Location: Budapest VIII., Múzeum körút 14–16.
Rekonstrukciós tervezés: 1995–2006
Átadás ideje: 2006
Senior architects: DOBOZI Miklós, ROSCH Gábor
Interior designer: KERECSÉNYI Zsuzsa
It was an honourable task to design the complete reconstruction and development of this Neoclassical building, an outstanding historic monument of Hungarian architecture, but at the same time it also required modesty. The reconstruction provided continuous work for the designers and the building contractors for a decade. The museum was built according to the designs of Mihály Pollack in 1847. The building was reconstructed many times in the past 150 years, often inefficiently, it was subjected to rude interventions and was also damaged by the war. The reconstruction of the building became necessary, fully observing the aspects of a historic monument. While the development of modern museology, the protection of art objects and the growth of the collection required a considerable extension of the floor space and modernization, the image of the historic monument could not be changed at all.

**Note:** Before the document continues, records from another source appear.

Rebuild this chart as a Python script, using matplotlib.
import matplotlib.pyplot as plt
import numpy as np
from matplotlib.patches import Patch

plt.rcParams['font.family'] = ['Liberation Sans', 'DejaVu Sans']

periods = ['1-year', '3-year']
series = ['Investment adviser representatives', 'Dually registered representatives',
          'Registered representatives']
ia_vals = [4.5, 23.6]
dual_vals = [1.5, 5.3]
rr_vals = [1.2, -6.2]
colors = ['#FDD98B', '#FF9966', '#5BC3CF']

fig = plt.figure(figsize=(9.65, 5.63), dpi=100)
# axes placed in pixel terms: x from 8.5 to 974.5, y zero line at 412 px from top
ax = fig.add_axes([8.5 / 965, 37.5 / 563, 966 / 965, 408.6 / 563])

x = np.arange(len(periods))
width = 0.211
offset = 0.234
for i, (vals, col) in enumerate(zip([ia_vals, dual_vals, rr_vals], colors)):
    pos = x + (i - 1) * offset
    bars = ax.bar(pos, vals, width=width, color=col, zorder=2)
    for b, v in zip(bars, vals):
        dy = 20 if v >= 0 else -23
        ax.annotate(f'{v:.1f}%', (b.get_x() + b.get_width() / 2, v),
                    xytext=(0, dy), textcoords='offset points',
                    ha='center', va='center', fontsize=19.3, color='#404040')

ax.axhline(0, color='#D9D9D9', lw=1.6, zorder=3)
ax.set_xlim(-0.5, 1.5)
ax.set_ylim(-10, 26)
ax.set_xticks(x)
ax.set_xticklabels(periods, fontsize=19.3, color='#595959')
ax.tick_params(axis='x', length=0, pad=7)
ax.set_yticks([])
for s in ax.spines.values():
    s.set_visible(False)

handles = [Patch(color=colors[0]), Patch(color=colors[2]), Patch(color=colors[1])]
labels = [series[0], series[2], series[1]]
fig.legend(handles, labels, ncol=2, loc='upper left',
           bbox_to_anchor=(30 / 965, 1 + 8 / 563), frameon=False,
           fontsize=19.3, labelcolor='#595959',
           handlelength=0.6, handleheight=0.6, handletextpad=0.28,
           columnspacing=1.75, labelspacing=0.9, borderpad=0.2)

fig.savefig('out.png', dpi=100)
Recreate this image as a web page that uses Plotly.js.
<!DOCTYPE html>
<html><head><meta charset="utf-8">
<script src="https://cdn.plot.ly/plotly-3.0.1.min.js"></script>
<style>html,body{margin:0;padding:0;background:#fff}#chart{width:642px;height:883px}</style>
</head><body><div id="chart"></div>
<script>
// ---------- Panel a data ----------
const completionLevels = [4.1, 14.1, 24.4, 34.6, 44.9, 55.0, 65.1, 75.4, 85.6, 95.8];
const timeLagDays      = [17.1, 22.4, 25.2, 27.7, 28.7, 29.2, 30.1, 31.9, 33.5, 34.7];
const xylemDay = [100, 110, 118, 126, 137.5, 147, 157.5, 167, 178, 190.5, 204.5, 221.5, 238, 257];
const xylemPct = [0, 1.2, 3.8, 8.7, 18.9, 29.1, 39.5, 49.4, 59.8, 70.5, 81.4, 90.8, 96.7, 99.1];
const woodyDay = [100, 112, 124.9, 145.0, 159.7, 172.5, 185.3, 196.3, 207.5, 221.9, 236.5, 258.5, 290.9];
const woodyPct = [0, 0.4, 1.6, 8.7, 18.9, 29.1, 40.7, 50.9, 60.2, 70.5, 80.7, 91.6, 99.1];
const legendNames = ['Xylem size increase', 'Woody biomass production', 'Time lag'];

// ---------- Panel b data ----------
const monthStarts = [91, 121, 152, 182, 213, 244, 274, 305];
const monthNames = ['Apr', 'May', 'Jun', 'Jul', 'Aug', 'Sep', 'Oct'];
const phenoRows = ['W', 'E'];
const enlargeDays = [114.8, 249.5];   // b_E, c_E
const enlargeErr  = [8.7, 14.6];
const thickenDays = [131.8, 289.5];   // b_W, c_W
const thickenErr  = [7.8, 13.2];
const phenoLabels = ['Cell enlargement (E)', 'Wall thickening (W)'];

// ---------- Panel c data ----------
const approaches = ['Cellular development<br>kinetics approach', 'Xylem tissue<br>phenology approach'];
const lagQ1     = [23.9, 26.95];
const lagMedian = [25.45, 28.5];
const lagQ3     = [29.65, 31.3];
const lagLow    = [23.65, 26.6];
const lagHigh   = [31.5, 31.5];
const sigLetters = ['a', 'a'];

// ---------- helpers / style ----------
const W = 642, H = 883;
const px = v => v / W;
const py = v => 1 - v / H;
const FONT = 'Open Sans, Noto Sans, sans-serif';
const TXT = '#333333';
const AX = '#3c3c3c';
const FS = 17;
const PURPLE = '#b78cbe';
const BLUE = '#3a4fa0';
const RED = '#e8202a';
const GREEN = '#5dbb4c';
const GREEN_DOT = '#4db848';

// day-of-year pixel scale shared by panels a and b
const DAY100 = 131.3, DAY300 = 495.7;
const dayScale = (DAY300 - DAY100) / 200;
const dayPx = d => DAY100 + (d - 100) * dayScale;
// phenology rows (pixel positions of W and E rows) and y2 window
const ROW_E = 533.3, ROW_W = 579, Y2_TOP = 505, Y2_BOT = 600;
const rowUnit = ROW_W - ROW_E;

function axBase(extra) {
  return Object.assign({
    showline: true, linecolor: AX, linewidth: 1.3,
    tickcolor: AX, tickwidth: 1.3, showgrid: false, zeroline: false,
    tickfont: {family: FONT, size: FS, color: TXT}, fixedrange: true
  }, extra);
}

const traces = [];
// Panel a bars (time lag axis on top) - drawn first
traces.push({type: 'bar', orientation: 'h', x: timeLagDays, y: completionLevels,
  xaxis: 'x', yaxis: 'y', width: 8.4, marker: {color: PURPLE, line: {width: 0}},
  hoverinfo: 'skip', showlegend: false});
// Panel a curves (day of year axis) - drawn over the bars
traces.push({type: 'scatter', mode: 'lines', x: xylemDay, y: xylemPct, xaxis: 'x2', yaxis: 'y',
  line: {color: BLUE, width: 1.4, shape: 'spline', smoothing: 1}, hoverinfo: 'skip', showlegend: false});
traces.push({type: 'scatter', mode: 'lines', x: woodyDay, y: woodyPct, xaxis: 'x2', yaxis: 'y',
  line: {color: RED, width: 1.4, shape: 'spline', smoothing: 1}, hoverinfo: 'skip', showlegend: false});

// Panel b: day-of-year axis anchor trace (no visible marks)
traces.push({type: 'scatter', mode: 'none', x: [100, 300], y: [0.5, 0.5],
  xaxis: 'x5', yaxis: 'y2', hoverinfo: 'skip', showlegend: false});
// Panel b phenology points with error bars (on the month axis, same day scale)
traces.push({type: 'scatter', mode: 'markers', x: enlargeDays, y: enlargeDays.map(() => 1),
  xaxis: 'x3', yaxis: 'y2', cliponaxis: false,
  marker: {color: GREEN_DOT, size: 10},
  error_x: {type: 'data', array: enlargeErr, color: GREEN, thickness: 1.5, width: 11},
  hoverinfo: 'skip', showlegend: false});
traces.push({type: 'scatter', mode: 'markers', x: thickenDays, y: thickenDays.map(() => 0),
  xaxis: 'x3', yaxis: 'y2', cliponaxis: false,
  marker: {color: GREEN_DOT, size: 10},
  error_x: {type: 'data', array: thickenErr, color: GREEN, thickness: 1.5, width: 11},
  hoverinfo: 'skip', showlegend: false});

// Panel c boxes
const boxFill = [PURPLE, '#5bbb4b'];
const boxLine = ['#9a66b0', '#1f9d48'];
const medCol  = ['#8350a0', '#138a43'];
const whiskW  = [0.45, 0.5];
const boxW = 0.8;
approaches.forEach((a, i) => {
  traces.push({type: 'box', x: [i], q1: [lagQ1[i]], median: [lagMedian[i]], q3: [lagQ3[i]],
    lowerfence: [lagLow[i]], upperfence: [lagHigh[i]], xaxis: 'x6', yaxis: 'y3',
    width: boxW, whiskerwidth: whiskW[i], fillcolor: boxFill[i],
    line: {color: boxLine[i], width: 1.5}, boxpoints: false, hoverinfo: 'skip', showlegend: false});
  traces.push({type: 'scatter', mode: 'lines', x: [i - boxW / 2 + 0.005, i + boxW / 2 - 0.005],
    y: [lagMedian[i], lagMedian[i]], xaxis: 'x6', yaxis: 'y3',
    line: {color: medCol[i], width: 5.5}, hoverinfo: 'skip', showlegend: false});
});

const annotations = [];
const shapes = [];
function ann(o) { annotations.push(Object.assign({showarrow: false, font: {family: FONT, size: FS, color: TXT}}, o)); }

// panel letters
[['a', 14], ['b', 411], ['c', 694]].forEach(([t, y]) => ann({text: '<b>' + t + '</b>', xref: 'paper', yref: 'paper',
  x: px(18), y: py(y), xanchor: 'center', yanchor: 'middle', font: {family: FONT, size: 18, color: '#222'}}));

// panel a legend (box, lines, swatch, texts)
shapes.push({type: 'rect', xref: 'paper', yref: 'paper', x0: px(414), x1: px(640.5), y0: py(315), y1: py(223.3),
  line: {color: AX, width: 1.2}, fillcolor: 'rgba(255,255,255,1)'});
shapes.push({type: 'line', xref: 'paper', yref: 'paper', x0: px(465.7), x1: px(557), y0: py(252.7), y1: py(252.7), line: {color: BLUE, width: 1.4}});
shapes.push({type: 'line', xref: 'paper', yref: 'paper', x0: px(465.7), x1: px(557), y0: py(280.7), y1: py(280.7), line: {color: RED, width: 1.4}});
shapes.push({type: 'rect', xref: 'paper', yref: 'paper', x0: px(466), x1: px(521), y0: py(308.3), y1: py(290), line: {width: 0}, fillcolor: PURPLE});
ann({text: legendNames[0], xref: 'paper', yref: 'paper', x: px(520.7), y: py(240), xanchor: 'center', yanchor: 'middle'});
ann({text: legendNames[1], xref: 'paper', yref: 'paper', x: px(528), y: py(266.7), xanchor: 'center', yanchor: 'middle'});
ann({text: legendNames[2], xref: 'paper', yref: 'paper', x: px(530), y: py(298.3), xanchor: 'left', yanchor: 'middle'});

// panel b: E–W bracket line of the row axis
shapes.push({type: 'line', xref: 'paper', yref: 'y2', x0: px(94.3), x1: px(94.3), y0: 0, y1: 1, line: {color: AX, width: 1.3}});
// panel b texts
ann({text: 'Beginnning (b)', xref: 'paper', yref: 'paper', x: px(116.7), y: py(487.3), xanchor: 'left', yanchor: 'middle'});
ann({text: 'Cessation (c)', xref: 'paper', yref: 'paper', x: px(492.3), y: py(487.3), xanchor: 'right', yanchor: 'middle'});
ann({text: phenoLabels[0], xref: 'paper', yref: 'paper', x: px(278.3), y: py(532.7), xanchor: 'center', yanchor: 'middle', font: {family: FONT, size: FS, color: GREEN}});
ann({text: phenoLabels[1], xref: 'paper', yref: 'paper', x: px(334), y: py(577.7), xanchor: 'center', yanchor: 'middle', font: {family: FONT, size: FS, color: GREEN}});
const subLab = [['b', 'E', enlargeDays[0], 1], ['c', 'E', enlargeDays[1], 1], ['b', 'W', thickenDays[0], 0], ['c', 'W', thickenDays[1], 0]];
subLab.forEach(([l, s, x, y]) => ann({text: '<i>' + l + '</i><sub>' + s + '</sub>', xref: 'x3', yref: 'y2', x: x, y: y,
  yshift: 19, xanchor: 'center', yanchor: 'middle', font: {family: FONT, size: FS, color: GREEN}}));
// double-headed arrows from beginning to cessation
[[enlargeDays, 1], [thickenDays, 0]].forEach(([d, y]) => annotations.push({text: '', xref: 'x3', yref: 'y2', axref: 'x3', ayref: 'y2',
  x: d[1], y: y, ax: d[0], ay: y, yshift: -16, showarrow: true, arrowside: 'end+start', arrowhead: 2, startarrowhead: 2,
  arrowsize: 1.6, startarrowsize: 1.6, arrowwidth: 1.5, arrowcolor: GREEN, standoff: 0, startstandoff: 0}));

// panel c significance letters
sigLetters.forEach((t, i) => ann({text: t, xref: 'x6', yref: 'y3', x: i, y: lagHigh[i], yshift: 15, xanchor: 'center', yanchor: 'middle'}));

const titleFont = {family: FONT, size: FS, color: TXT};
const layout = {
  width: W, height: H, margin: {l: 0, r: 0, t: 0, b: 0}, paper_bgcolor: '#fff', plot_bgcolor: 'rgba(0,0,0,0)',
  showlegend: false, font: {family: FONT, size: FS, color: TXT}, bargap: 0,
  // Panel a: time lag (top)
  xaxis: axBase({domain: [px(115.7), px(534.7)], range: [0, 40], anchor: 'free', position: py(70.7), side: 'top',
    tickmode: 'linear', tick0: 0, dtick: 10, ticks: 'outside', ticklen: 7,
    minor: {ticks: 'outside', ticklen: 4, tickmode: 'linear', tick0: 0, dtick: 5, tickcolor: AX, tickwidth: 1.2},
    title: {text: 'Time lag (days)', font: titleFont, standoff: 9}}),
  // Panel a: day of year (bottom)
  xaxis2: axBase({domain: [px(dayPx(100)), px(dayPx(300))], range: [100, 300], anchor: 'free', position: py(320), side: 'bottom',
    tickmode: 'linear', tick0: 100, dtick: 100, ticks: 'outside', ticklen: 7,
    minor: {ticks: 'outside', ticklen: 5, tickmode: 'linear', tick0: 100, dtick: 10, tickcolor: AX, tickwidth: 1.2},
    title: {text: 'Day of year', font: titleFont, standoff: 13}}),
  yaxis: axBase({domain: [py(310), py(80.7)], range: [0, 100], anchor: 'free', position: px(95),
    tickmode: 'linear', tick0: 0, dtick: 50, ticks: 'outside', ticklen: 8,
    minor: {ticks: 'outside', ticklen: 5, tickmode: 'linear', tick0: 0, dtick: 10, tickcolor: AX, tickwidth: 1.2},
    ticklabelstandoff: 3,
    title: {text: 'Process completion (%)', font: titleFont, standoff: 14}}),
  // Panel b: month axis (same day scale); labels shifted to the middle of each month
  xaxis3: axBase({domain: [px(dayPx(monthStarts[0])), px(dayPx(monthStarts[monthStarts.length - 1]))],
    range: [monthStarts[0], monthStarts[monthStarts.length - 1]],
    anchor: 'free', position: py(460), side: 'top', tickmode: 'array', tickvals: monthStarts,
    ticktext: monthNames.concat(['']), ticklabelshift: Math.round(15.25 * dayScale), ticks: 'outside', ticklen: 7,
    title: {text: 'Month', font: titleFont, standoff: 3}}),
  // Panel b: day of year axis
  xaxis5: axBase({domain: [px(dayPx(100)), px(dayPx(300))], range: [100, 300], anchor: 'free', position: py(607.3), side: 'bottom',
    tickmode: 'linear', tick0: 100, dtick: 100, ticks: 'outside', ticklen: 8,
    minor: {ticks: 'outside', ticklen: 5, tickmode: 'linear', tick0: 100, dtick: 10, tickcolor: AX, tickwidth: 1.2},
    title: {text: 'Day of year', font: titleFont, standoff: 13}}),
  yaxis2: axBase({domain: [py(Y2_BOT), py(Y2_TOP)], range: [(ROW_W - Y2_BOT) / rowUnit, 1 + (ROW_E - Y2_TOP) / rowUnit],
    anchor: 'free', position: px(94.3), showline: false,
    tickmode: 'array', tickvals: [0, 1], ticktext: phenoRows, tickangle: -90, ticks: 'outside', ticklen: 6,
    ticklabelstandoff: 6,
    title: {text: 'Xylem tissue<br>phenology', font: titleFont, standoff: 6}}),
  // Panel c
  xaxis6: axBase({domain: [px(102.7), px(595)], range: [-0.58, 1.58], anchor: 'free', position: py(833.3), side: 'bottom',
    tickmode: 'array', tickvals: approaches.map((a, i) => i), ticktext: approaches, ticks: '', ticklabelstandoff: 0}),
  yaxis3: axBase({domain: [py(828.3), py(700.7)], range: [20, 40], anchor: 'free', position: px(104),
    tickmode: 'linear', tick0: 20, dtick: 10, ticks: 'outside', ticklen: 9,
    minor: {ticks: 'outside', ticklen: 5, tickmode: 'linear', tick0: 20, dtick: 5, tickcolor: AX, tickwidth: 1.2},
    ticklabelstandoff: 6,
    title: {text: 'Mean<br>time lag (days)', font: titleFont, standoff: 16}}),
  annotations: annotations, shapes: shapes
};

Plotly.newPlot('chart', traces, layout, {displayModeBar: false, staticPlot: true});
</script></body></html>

The most spectacular task of the design and the construction was the full reconstruction of the grandiose public spaces of the building: the stairs of the main entrance, the foyer, the ornate staircase, the rotonda and the great hall. During the reconstruction works, the ornate facing, the frescoes and the decorative painting were explored and restored. Moreover, considerable functional alterations and technical improvements were also implemented (an automatic vestibule door system, underfloor heating, accessibility, etc.). Air-conditioning and a modern lighting system were installed in every exhibition room. The floor area was extended by 900 square metres under the ground level of the internal courtyards for the Roman lapidarium and by 1200 square metres for the store-rooms of the central restauration workshops, where paintings and art objects were stored in a compact system. The National Széchényi Library was moved from the building, vacating space for a new row of exhibition rooms. New restauration workshops were established under the wide entrance staircase. New elevators and access elevators for the disabled were installed, ensuring accessibility and allowing heavy art objects to be moved around more easily, without impairing the classicistic values. The basement had been completely wet owing to earlier flooding, therefore a 4 500 square-metre, perfectly waterproof dry storage area was established here.
The facade was renovated in line with Mihály Pollack’s designs and the classicist fence was also replaced with an authentic copy. Although the designs of the reconstructed museum garden and an underground parking garage had also been prepared, they were not realized owing to financial reasons.